Brett Porter wrote:

On 23/08/2007, at 7:12 AM, Stephen Connolly wrote:

Or a better local repository model ;-)

+1. I already started to draft a proposal for the wiki on this, but hadn't posted it yet.


One where there are two local repositories (committed and current build) that get layered together.

What I was actually thinking was the lock operating at the individual artifact level, and being a read lock as well as a write lock. The installation step itself should be very quick for the artifact and it's associated metadata because they are already built, so this is not a bad lock to have, and I think it's still necessary to have a read lock because there's no way to atomically do the merge you refer to later on.

One of the advantages of what you were describing is the ability to not install anything unless the entire build passes - that has some virtues as well, but I consider it a separate feature to fixing the local repository concurrency problems.
I am torn over which way to run on this question.

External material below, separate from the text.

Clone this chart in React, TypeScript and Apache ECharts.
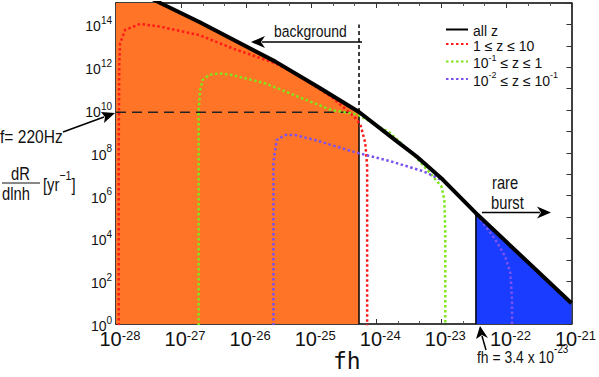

On CI servers, if we have builds in parallel, and some of those components have integration tests with non-consistent run times. i.e. may take 5 min or may take 2 min for the tests to complete, you could end up with two parallel builds with the second starting 1 min after the first and mixing the artifacts they use. Of course when all plugins honour the attached scope resolution for finding artifacts this would not be an issue!

A simpler fix would be when a Maven process grabs the write lock for an artifact, it holds the write lock until the process ends.

Thus parallel builds of different projects would not interfere, we wouldn't need layering (though I'd really like that) and parallel builds of the same project would be first come holds everyone else until done.

If you have layering, then you could have a shared local repository as a third layer to save duplication of files.

Yes, this is definitely something I'd like to see. I think that we should be separating the cache from the place that developers install their own things. There are a number of reasons this is a good idea:

1) it would simplify a lot of the artifact handling code
2) it lets you clean up easily - you likely keep your cache but nuke your local builds 3) you can create separate local repository workspaces on a single machine without needing to redownload all the rest of the cache (useful for CI servers) 4) you could start to share a cache (though I'd still recommend a shared remote repository instead of doing this, it's at least less harmful than doing it now)

The only issue is how to push from one layer to the next... don't want to end up with another phase between install and deploy (local-deploy???) that has the same locking problems!